Synthesis and Next Steps
Signal processing is a critical enabler for planetary stewardship, transforming raw sensor data into reliable indicators of Earth's health. Throughout this guide, we have emphasized the importance of understanding the underlying frameworks, following a structured workflow, choosing appropriate tools, and being aware of common pitfalls. The key takeaway is that signal processing decisions have real-world consequences: a poorly designed filter can mask a climate trend, while a robust pipeline can inform effective policy.
For practitioners looking to deepen their skills, we recommend the following next steps:
- Start with a small, well-understood dataset (e.g., a single temperature time series) and apply the workflow described in the execution section.

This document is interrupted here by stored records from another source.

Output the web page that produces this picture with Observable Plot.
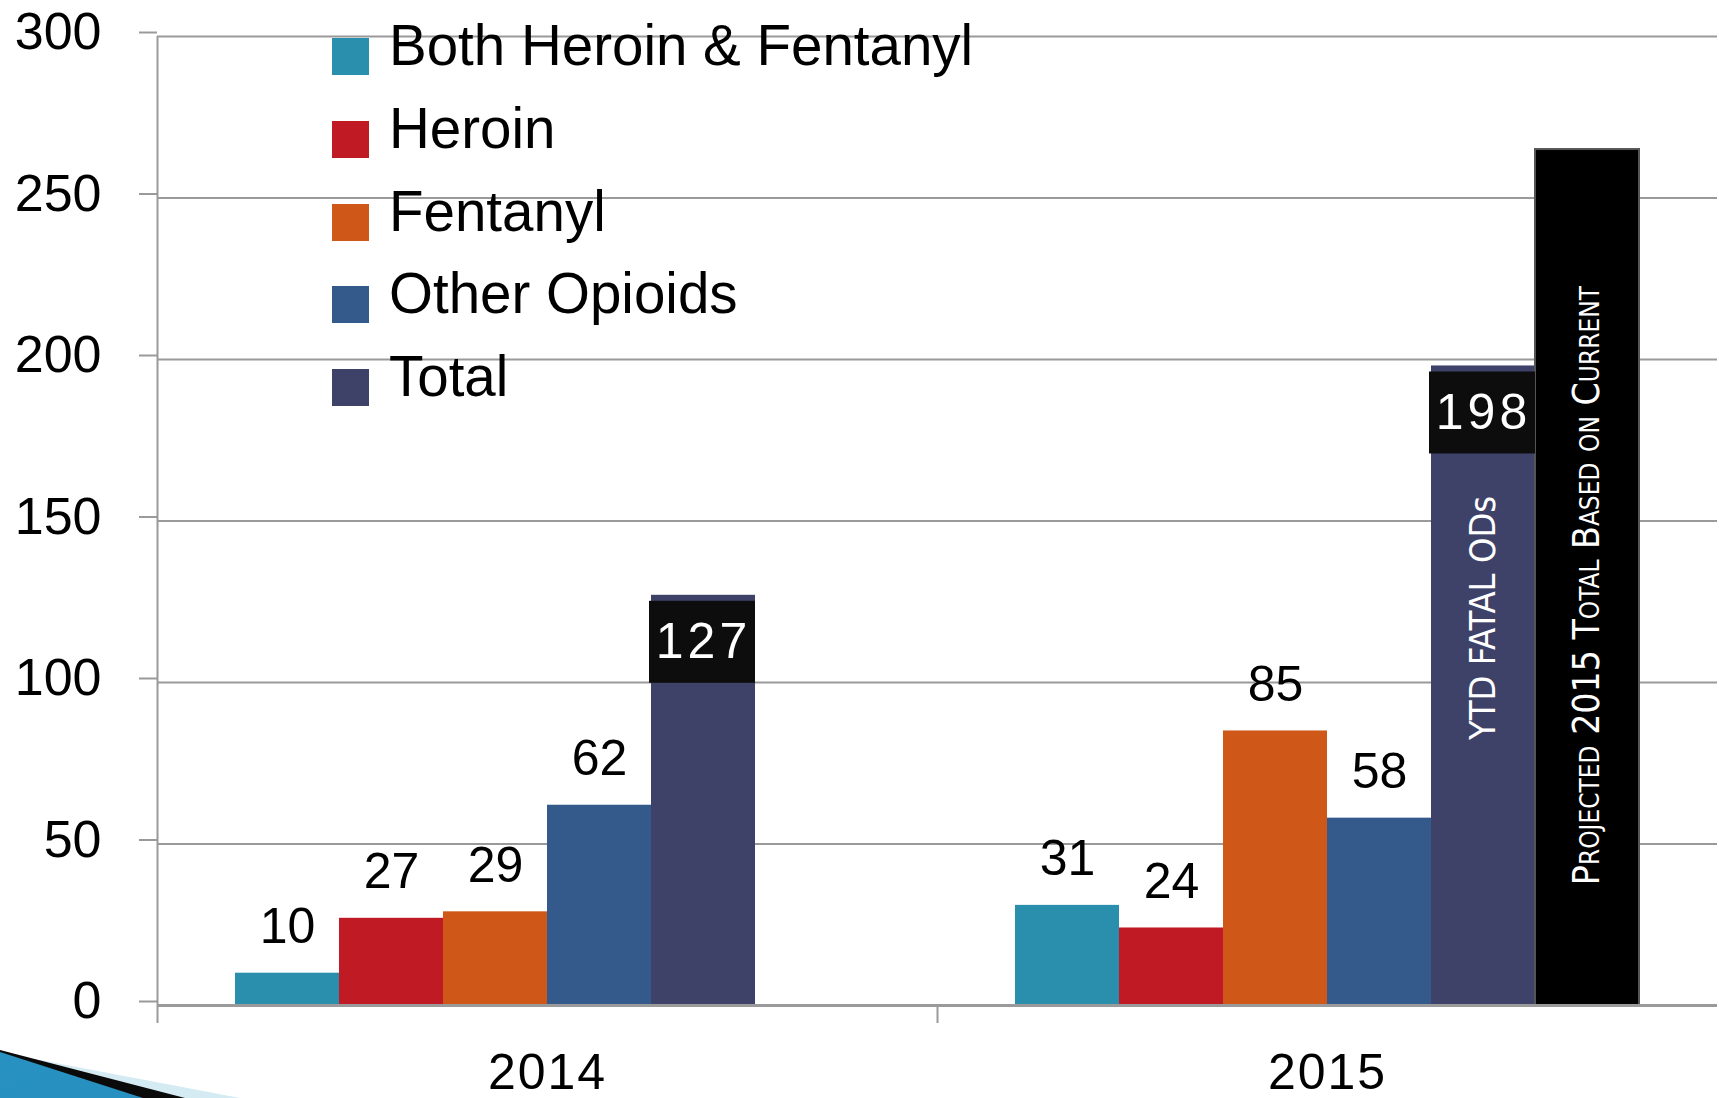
<!DOCTYPE html>
<html><head><meta charset="utf-8">
<script src="https://cdn.jsdelivr.net/npm/d3@7"></script>
<script src="https://cdn.jsdelivr.net/npm/@observablehq/plot@0.6"></script>
<style>
html,body{margin:0;padding:0;background:#fff;}
#wrap{position:relative;width:1719px;height:1098px;overflow:hidden;font-family:"Liberation Sans",Arial,sans-serif;}
#chart{position:absolute;left:0;top:0;}
#legend{position:absolute;left:332px;top:38px;}
.row{position:absolute;left:0;height:37px;white-space:nowrap;}
.sw{position:absolute;left:0;top:0;width:37px;height:37px;}
.lt{position:absolute;left:57px;top:-20px;font-size:56.5px;line-height:56px;color:#000;}
.deco{position:absolute;left:0;top:0;width:1719px;height:1098px;pointer-events:none;}
</style></head>
<body><div id="wrap"><div id="chart"></div><div id="legend"></div>
<div class="deco" style="background:#d4ebf3;clip-path:polygon(40px 1060px,240px 1098px,0 1098px);"></div>
<div class="deco" style="background:#0a0a0a;clip-path:polygon(0 1050px,185px 1098px,0 1098px);"></div>
<div class="deco" style="background:linear-gradient(160deg,#35a3cf 0%,#1f86b8 100%);clip-path:polygon(0 1052px,143px 1098px,0 1098px);"></div>
</div>
<script>
const years = ["2014", "2015"];
const categories = ["Both Heroin & Fentanyl", "Heroin", "Fentanyl", "Other Opioids", "Total"];
const values2014 = [10, 27, 29, 62, 127];
const values2015 = [31, 24, 85, 58, 198];
const projectedKey = "Projected";
const projectedValue = 265;
const ytdLabel = "YTD FATAL ODs";
const projectedLabel = "Projected 2015 Total Based on Current";
const yTicks = [0, 50, 100, 150, 200, 250, 300];

const colors = ["#2a8fad", "#c01a24", "#cf5717", "#335a8a", "#3f4268"];

const data = [];
categories.forEach((k, i) => data.push({year: "2014", key: k, value: values2014[i]}));
categories.forEach((k, i) => data.push({year: "2015", key: k, value: values2015[i]}));
const totals = data.filter(d => d.key === "Total");
const others = data.filter(d => d.key !== "Total");
const projected = [{year: "2015", key: projectedKey, value: projectedValue, label: projectedLabel}];
const ytd = [{year: "2015", key: "Total", label: ytdLabel}];
const axisMarks = [{year: "2014", top: 300}, {year: "2015", top: 0}];

const narrow = "'Liberation Sans Narrow','DejaVu Sans Condensed','Liberation Sans',sans-serif";

const chart = Plot.plot({
  width: 1719, height: 1098,
  marginTop: 36, marginBottom: 93, marginLeft: 157, marginRight: 2,
  style: {fontFamily: "'Liberation Sans',Arial,sans-serif", background: "transparent", color: "#000"},
  fx: {domain: years, padding: 0, label: null},
  x: {domain: [...categories, projectedKey], paddingInner: 0, paddingOuter: 0.75, axis: null},
  y: {domain: [0, 300], axis: null},
  color: {domain: categories, range: colors},
  facet: {marginTop: 0, marginBottom: 0, marginLeft: 0, marginRight: 0},
  marks: [
    Plot.gridY(yTicks, {stroke: "#9a9a9a", strokeOpacity: 1, strokeWidth: 2}),
    Plot.barY(data, {fx: "year", x: "key", y: "value", fill: "key"}),
    Plot.barY(projected, {fx: "year", x: "key", y: "value", fill: "#000", stroke: "#555", strokeWidth: 2}),
    Plot.ruleY([0], {stroke: "#9a9a9a", strokeWidth: 3}),
    Plot.ruleX(axisMarks, {fx: "year", x: () => categories[0], y1: "top", y2: 0, dx: -130, insetBottom: -18, stroke: "#9a9a9a", strokeWidth: 2}),
    Plot.text(others, {fx: "year", x: "key", y: "value", text: d => String(d.value), dy: -30, lineAnchor: "bottom", fontSize: 50, fill: "#000"}),
    Plot.barY(totals, {fx: "year", x: "key", y1: "value", y2: "value", insetTop: 6, insetBottom: -88, insetLeft: -2, fill: "#0d0d0d"}),
    Plot.text(totals, {fx: "year", x: "key", y: "value", text: d => String(d.value), dy: 47, lineAnchor: "middle", fontSize: 50, fill: "#fff"}),
    Plot.text(ytd, {fx: "year", x: "key", y: 120, text: "label", rotate: -90, fontSize: 36, fontFamily: narrow, fill: "#fff"}),
    Plot.text(projected, {fx: "year", x: "key", y: 130, text: "label", rotate: -90, fontSize: 37, fontVariant: "small-caps", fontFamily: narrow, fill: "#fff"}),
    Plot.axisY({ticks: yTicks, tickSize: 18, tickPadding: 38, stroke: "#9a9a9a", strokeWidth: 2, fontSize: 52, dy: -4, label: null, fill: "#000"}),
    Plot.axisFx({anchor: "bottom", tickSize: 0, tickPadding: 48, fontSize: 50, label: null, fill: "#000"})
  ]
});
document.getElementById("chart").appendChild(chart);
d3.select(chart).selectAll("text").filter(function(){return this.textContent === "127" || this.textContent === "198";}).style("letter-spacing", "4px");
d3.select(chart).selectAll("text").filter(function(){return this.textContent === "2014" || this.textContent === "2015";}).style("letter-spacing", "2px");

const legend = document.getElementById("legend");
categories.forEach((k, i) => {
  const row = document.createElement("div");
  row.className = "row";
  row.style.top = (i * 82.8) + "px";
  row.innerHTML = `<div class="sw" style="background:${colors[i]}"></div><div class="lt"></div>`;
  row.querySelector(".lt").textContent = k;
  legend.appendChild(row);
});
</script>
</body></html>
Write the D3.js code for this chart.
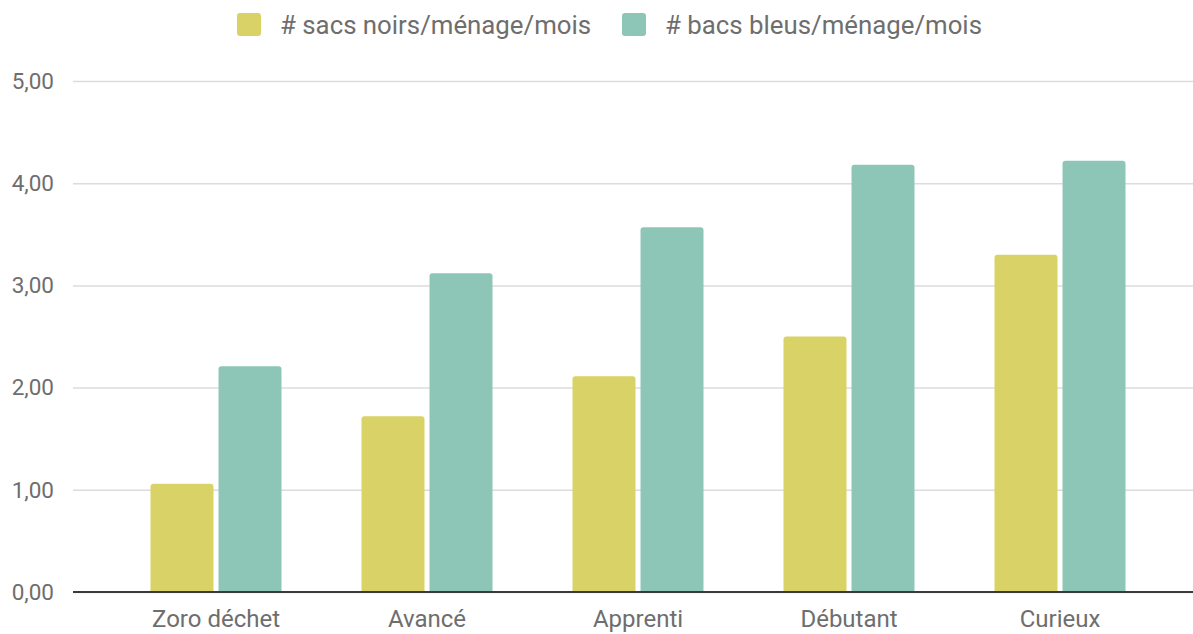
<!DOCTYPE html>
<html>
<head>
<meta charset="utf-8">
<script src="https://cdn.jsdelivr.net/npm/d3@7"></script>
<style>
    body { margin: 0; background: #fff; }
    svg text { font-family: Roboto, "Noto Sans", sans-serif; }
</style>
</head>
<body>
<div id="chart"></div>
<script>
// chart data
var categories = ["Zoro déchet", "Avancé", "Apprenti", "Débutant", "Curieux"];
var seriesNames = ["# sacs noirs/ménage/mois", "# bacs bleus/ménage/mois"];
var sacsNoirs = [1.06, 1.72, 2.11, 2.50, 3.30];
var bacsBleus = [2.21, 3.12, 3.57, 4.18, 4.22];
var yTicks = [0, 1, 2, 3, 4, 5];
var colors = ["#d9d267", "#8dc6b6"];

drawChart();

function drawChart() {
    var width = 1193, height = 634;

    var svg = d3.select("#chart")
        .append("svg")
        .attr("width", width)
        .attr("height", height);

    // scales
    var y = d3.scaleLinear()
        .domain([0, 5])
        .range([592, 81]);

    var x0 = d3.scaleBand()
        .domain(categories)
        .range([110.5, 1165.5]);

    var groupWidth = 131;
    var x1 = d3.scaleBand()
        .domain(seriesNames)
        .range([0, groupWidth])
        .paddingInner(0.074);

    // gridlines + y labels
    var yAxis = svg.append("g")
        .attr("transform", "translate(73,0)")
        .call(d3.axisLeft(y)
            .tickValues(yTicks)
            .tickSize(-1120)
            .tickPadding(19)
            .tickFormat(function (d) { return d3.format(".2f")(d).replace(".", ","); }));
    yAxis.select(".domain").remove();
    yAxis.selectAll(".tick line")
        .attr("stroke", "#dcdcdc")
        .attr("stroke-width", 1.5);
    yAxis.selectAll(".tick text")
        .attr("fill", "#6e6e6e")
        .style("font-size", "22.5px");

    // bars
    var rows = categories.map(function (c, i) {
        return { cat: c, values: [sacsNoirs[i], bacsBleus[i]] };
    });

    var groups = svg.selectAll("g.group")
        .data(rows)
        .enter()
        .append("g")
        .attr("class", "group")
        .attr("transform", function (d) {
            return "translate(" + (x0(d.cat) + (x0.bandwidth() - groupWidth) / 2) + ",0)";
        });

    groups.selectAll("path")
        .data(function (d) {
            return d.values.map(function (v, j) { return { name: seriesNames[j], value: v, idx: j }; });
        })
        .enter()
        .append("path")
        .attr("fill", function (d) { return colors[d.idx]; })
        .attr("d", function (d) {
            var bx = x1(d.name), bw = x1.bandwidth();
            var top = y(d.value), base = y(0), r = 3;
            return "M" + bx + "," + base +
                "V" + (top + r) +
                "Q" + bx + "," + top + " " + (bx + r) + "," + top +
                "H" + (bx + bw - r) +
                "Q" + (bx + bw) + "," + top + " " + (bx + bw) + "," + (top + r) +
                "V" + base + "Z";
        });

    // baseline
    svg.append("line")
        .attr("x1", 73)
        .attr("x2", 1193)
        .attr("y1", y(0))
        .attr("y2", y(0))
        .attr("stroke", "#3a3a3a")
        .attr("stroke-width", 2);

    // x labels
    var xAxis = svg.append("g")
        .attr("transform", "translate(0," + y(0) + ")")
        .call(d3.axisBottom(x0).tickSize(0).tickPadding(18));
    xAxis.select(".domain").remove();
    xAxis.selectAll(".tick text")
        .attr("fill", "#6e6e6e")
        .style("font-size", "24px");

    // legend
    var legendX = [237, 622];
    var legend = svg.selectAll("g.legend")
        .data(seriesNames)
        .enter()
        .append("g")
        .attr("class", "legend")
        .attr("transform", function (d, i) { return "translate(" + legendX[i] + ",13)"; });

    legend.append("rect")
        .attr("width", 24)
        .attr("height", 23)
        .attr("rx", 3)
        .attr("fill", function (d, i) { return colors[i]; });

    legend.append("text")
        .attr("x", 43)
        .attr("y", 12)
        .attr("dy", "0.35em")
        .attr("fill", "#6e6e6e")
        .style("font-size", "25.8px")
        .text(function (d) { return d; });
}
</script>
</body>
</html>
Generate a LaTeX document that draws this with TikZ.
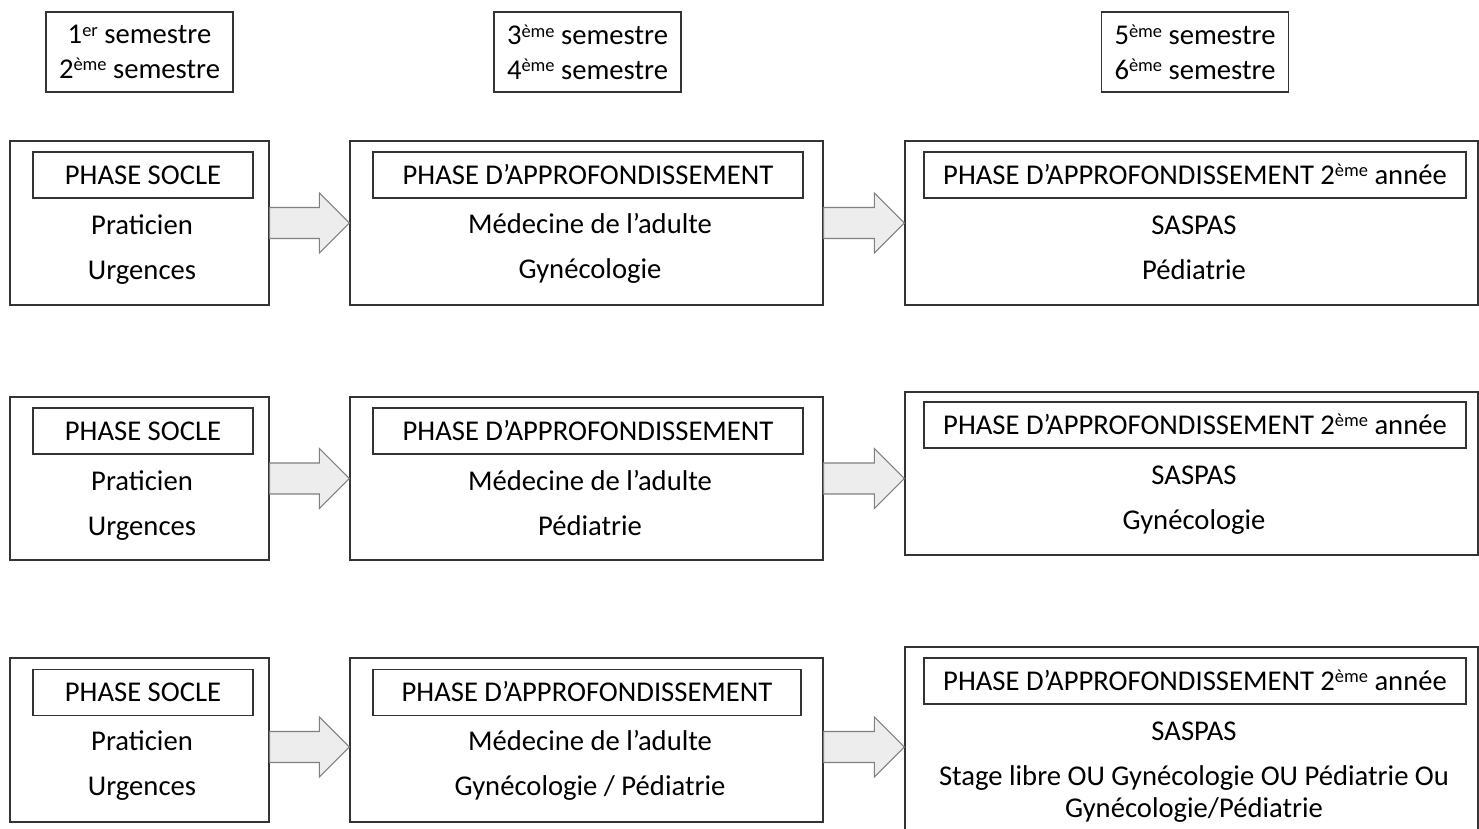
\documentclass[tikz,border=0pt]{standalone}
\usepackage{fontspec}
\setmainfont{Carlito}
\usetikzlibrary{calc}

\newcommand{\expo}[1]{\raisebox{0.55ex}{\fontsize{10.5}{10.5}\selectfont #1}}

\begin{document}
\begin{tikzpicture}[x=0.02cm, y=-0.02cm,
    font=\fontsize{16.3}{19.8}\selectfont,
    box/.style={draw=black!80, line width=0.8pt, inner sep=0pt},
    semestre/.style={box, minimum width=3.74cm, minimum height=1.6cm, align=center},
    phase/.style={box, minimum height=0.92cm, text height=10.5pt, text depth=0pt},
    txt/.style={inner sep=0pt, anchor=base},
    bigarrow/.style={draw=black!50, fill=black!7, line width=0.6pt,
        to path={let \p1=(\tikztostart), \p2=(\tikztotarget) in
            (\x1,\y1+0.31cm) -- (\x2-0.6cm,\y1+0.31cm) -- (\x2-0.6cm,\y1+0.6cm)
            -- (\x2,\y1) -- (\x2-0.6cm,\y1-0.6cm) -- (\x2-0.6cm,\y1-0.31cm)
            -- (\x1,\y1-0.31cm) -- cycle}}]

    \useasboundingbox (0,0) rectangle (1479,828);
    \clip (0,0) rectangle (1479,828);

    % Semestres
    \node[semestre] (s12) at (139.5,52) {1\expo{er} semestre\\2\expo{ème} semestre};
    \node[semestre] (s34) at (587.5,52) {3\expo{ème} semestre\\4\expo{ème} semestre};
    \node[semestre] (s56) at (1195,52) {5\expo{ème} semestre\\6\expo{ème} semestre};

    % Ligne 1
    \node[box, minimum width=5.18cm, minimum height=3.28cm] (a1) at (139.5,223) {};
    \node[phase, minimum width=4.4cm] (a1t) at (143,175) {PHASE SOCLE};
    \node[txt] (a1p) at (142,234) {Praticien};
    \node[txt] (a1u) at (142,279) {Urgences};

    \node[box, minimum width=9.46cm, minimum height=3.28cm] (b1) at (586.5,223) {};
    \node[phase, minimum width=8.6cm] (b1t) at (588,175) {PHASE D’APPROFONDISSEMENT};
    \node[txt] (b1m) at (590,233) {Médecine de l’adulte};
    \node[txt] (b1g) at (590,278) {Gynécologie};

    \node[box, minimum width=11.46cm, minimum height=3.28cm] (c1) at (1191.5,223) {};
    \node[phase, minimum width=10.84cm] (c1t) at (1195,175) {PHASE D’APPROFONDISSEMENT 2\expo{ème} année};
    \node[txt] (c1s) at (1194,234) {SASPAS};
    \node[txt] (c1p) at (1194,279) {Pédiatrie};

    \draw[bigarrow] (a1.east) to (b1.west);
    \draw[bigarrow] (b1.east) to (c1.west);

    % Ligne 2
    \node[box, minimum width=5.18cm, minimum height=3.26cm] (a2) at (139.5,478.5) {};
    \node[phase, minimum width=4.4cm] (a2t) at (143,431) {PHASE SOCLE};
    \node[txt] (a2p) at (142,490) {Praticien};
    \node[txt] (a2u) at (142,535) {Urgences};

    \node[box, minimum width=9.46cm, minimum height=3.26cm] (b2) at (586.5,478.5) {};
    \node[phase, minimum width=8.6cm] (b2t) at (588,431) {PHASE D’APPROFONDISSEMENT};
    \node[txt] (b2m) at (590,490) {Médecine de l’adulte};
    \node[txt] (b2p) at (590,535) {Pédiatrie};

    \node[box, minimum width=11.46cm, minimum height=3.26cm] (c2) at (1191.5,473.5) {};
    \node[phase, minimum width=10.84cm] (c2t) at (1195,425) {PHASE D’APPROFONDISSEMENT 2\expo{ème} année};
    \node[txt] (c2s) at (1194,484) {SASPAS};
    \node[txt] (c2g) at (1194,529) {Gynécologie};

    \draw[bigarrow] (a2.east) to (b2.west);
    \draw[bigarrow] (b2.east) to (c2.west);

    % Ligne 3
    \node[box, minimum width=5.18cm, minimum height=3.28cm] (a3) at (139.5,740) {};
    \node[phase, minimum width=4.4cm] (a3t) at (143,692.5) {PHASE SOCLE};
    \node[txt] (a3p) at (142,750) {Praticien};
    \node[txt] (a3u) at (142,795) {Urgences};

    \node[box, minimum width=9.46cm, minimum height=3.28cm] (b3) at (586.5,740) {};
    \node[phase, minimum width=8.56cm] (b3t) at (587,692.5) {PHASE D’APPROFONDISSEMENT};
    \node[txt] (b3m) at (590,750) {Médecine de l’adulte};
    \node[txt] (b3g) at (590,795) {Gynécologie / Pédiatrie};

    \node[box, minimum width=11.46cm, minimum height=3.96cm] (c3) at (1191.5,746) {};
    \node[phase, minimum width=10.84cm] (c3t) at (1195,681) {PHASE D’APPROFONDISSEMENT 2\expo{ème} année};
    \node[txt] (c3s) at (1194,740) {SASPAS};
    \node[txt] (c3l) at (1194,785) {Stage libre OU Gynécologie OU Pédiatrie Ou};
    \node[txt] (c3g) at (1194,817) {Gynécologie/Pédiatrie};

    \draw[bigarrow] ([yshift=-0.14cm]a3.east) to ([yshift=-0.14cm]b3.west);
    \draw[bigarrow] ([yshift=-0.14cm]b3.east) to ([yshift=-0.14cm]c3.west);
\end{tikzpicture}
\end{document}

- Experiment with different denoising methods and compare their impact on trend detection.
- Contribute to an open-source environmental monitoring project to gain experience with real-world data and community practices.
- Stay updated on new methods, such as deep learning for signal denoising or probabilistic programming for uncertainty quantification.
By integrating these practices, you can contribute to a future where Earth's vital signs are monitored accurately and acted upon wisely.